As Christmas quickly approaches, I’ve decided to take some time away from my blog to reflect on the past year and make plans for the next one. I have some writing craft exercises I want to try, for example, in an ongoing effort to improve my storytelling ability. You’ll still see my guest author interviews over the next couple of weeks, though. There are some pretty amazing authors yet to meet!
The trees are decorated—we actually bought two this year. One is in the usual place in the living room and the new one is in the foyer. I can see both from where I sit in the living room, which is a magical experience I hope to repeat next year. Hanging the ornaments always evokes memories of my mother who died right before Christmas 1989 because I have so many of her ornaments in my collection. Snowflakes and ceramic bells and more that each fill me with love and fond memories.
This year seems more emotional and reminiscent than years past. I even started longing for egg nog, something I haven’t consumed since long before my dad passed in 2011. He loved to spike egg nog with liquor, though I’m not sure what he used. His had a bite to it that I don’t think I liked. But I bought a quart at my local grocery store and a pint of Jack Daniels’ whiskey. My first tentative sip reassured me that I do like it even to this day. The splash of whiskey served to cut through the custardy drink and smoothed out the taste to something light and delicious.
This year will also be the only time—I refuse to have a repeat—that I won’t see my daughter in person for Christmas.
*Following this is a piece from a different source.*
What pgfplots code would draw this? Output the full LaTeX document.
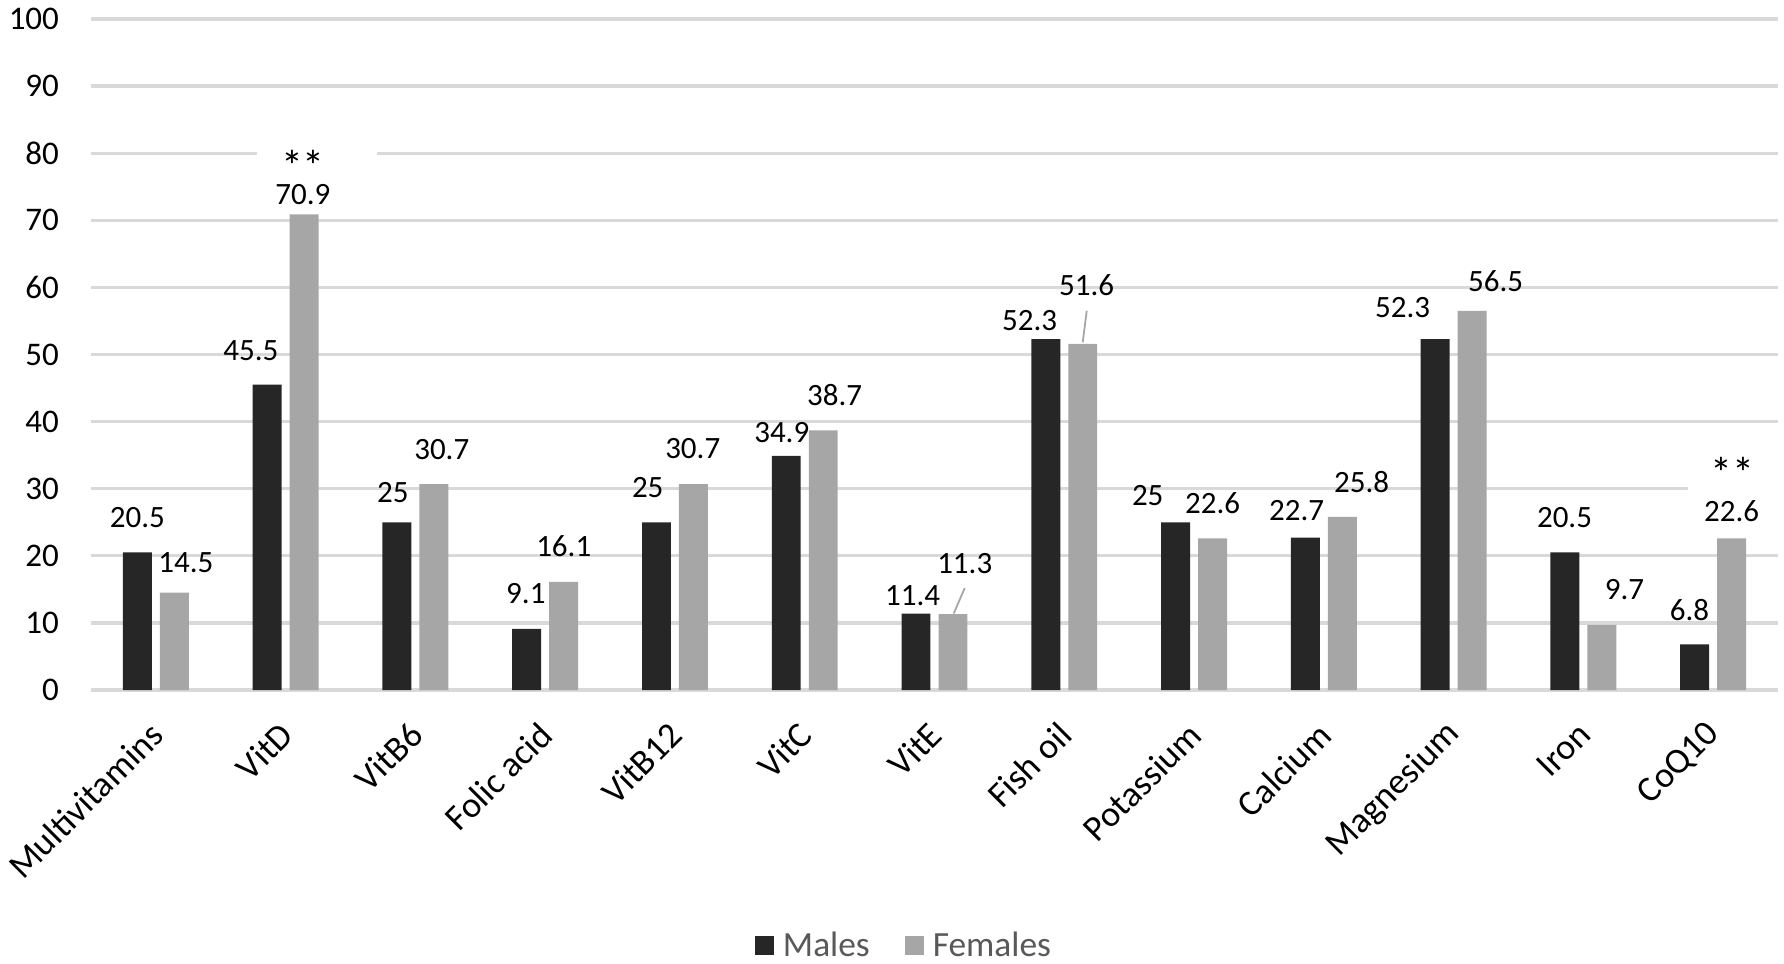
\documentclass[border=0pt]{standalone}
\usepackage{fontspec}
\setmainfont{Carlito}
\usepackage{pgfplots}
\pgfplotsset{compat=1.18}
\definecolor{males}{HTML}{262626}
\definecolor{females}{HTML}{A6A6A6}
\definecolor{gridgray}{HTML}{D9D9D9}
\definecolor{legendtext}{HTML}{595959}
\newcommand\lbl{\fontsize{15.5}{17}\selectfont}
\newcommand\sigfont{\fontsize{22}{24}\selectfont}

\begin{document}
\begin{tikzpicture}
\begin{axis}[name=ax,
    scale only axis,
    width=843.5pt, height=335.5pt,
    xmin=-0.5, xmax=12.5,
    ymin=0, ymax=100,
    ybar,
    axis line style={draw=none},
    major tick length=0pt,
    xtick pos=bottom, ytick pos=left,
    ytick={0,10,...,100},
    ymajorgrids,
    grid style={gridgray, line width=1.65pt},
    xtick={0,...,12},
    xticklabels={Multivitamins,VitD,VitB6,Folic acid,VitB12,VitC,VitE,Fish oil,Potassium,Calcium,Magnesium,Iron,CoQ10},
    /pgf/number format/assume math mode=true,
    yticklabel style={font=\fontsize{16.5}{18}\selectfont, xshift=-12.5pt},
    xticklabel style={font=\fontsize{18}{20}\selectfont, yshift=-17pt, xshift=3pt, rotate=45, anchor=east},
    clip=false,
    legend style={at={(0.4825,-0.3815)}, anchor=center, draw=none,
        font=\fontsize{17.7}{20}\selectfont, text=legendtext,
        legend columns=2,
        /tikz/every even column/.append style={column sep=15.5pt}},
    legend image code/.code={\fill[#1,draw=none] (0pt,-4.75pt) rectangle (9.5pt,4.75pt); \path (12pt,0pt);},
]
\addplot[fill=males, draw=none, bar width=0.223, bar shift=-0.1425] coordinates {
    (0,20.5) (1,45.5) (2,25) (3,9.1) (4,25) (5,34.9) (6,11.4)
    (7,52.3) (8,25) (9,22.7) (10,52.3) (11,20.5) (12,6.8)};
\addlegendentry{Males}
\addplot[fill=females, draw=none, bar width=0.223, bar shift=0.1425] coordinates {
    (0,14.5) (1,70.9) (2,30.7) (3,16.1) (4,30.7) (5,38.7) (6,11.3)
    (7,51.6) (8,22.6) (9,25.8) (10,56.5) (11,9.7) (12,22.6)};
\addlegendentry{Females}

% white boxes behind the starred labels
\fill[white] (axis cs:0.778,72.2) rectangle (axis cs:1.703,81);
\fill[white] (axis cs:11.803,24) rectangle (axis cs:12.55,34);

% leader lines
\draw[females, line width=0.9pt] (axis cs:6.233,15.2) -- (axis cs:6.148,11.4);
\draw[females, line width=0.9pt] (axis cs:7.173,56.5) -- (axis cs:7.142,51.8);

% data labels
\begin{scope}[every node/.style={font=\lbl, inner sep=0pt}]
\node at (axis cs:-0.142,25.7) {20.5};
\node at (axis cs:0.231,19.0) {14.5};
\node at (axis cs:0.732,50.6) {45.5};
\node at (axis cs:1.133,73.8) {70.9};
\node[font=\sigfont] at (axis cs:1.133,78.1) {**};
\node at (axis cs:1.826,29.5) {25};
\node at (axis cs:2.203,35.9) {30.7};
\node at (axis cs:2.851,14.3) {9.1};
\node at (axis cs:3.143,21.4) {16.1};
\node at (axis cs:3.790,30.1) {25};
\node at (axis cs:4.137,36.0) {30.7};
\node at (axis cs:4.823,38.4) {34.9};
\node at (axis cs:5.231,43.9) {38.7};
\node at (axis cs:5.832,14.1) {11.4};
\node at (axis cs:6.233,18.8) {11.3};
\node at (axis cs:6.733,55.1) {52.3};
\node at (axis cs:7.173,60.4) {51.6};
\node at (axis cs:7.643,29.0) {25};
\node at (axis cs:8.143,27.8) {22.6};
\node at (axis cs:8.791,26.8) {22.7};
\node at (axis cs:9.291,31.0) {25.8};
\node at (axis cs:9.607,57.0) {52.3};
\node at (axis cs:10.324,61.0) {56.5};
\node at (axis cs:10.855,25.7) {20.5};
\node at (axis cs:11.317,15.0) {9.7};
\node at (axis cs:11.818,11.9) {6.8};
\node at (axis cs:12.142,26.6) {22.6};
\node[font=\sigfont] at (axis cs:12.149,32.3) {**};
\end{scope}
\end{axis}
\pgfresetboundingbox
\path[use as bounding box] ([xshift=-45.5pt,yshift=9.5pt]ax.north west) rectangle ([xshift=3pt,yshift=-137pt]ax.south east);
\end{tikzpicture}
\end{document}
I’ve insisted that she and her new husband not risk traveling across Georgia to Alabama even for the holidays. I want them to have a long and happy life together and he’s in the high risk category just like my husband and I are. So we’ll open gifts, which I’ve already shipped and they’ve received, via Facetime. Which is better than nothing but still… At least we’ll be able to share in the joy of seeing each other open the gifts. Next year will be in person somewhere, either at our house, theirs, or at one of our timeshare weeks.
My wish for everyone is a safe, happy, and loving holiday season no matter which holidays you celebrate. So let’s put a wrap on the lumpy coal-filled box that is 2020, but don’t put a bow on it. Hide it at the back of the tree and put a “don’t open or relive” tag instead. We’ve learned a lot of lessons this year that we can apply going forward, so don’t forget those, either. Mainly so we don’t ever and nobody else will ever have to learn them again.
Raising a glass of egg nog to you all! Merry Christmas! Happy Holidays! And a very Happy New Year! See you in January!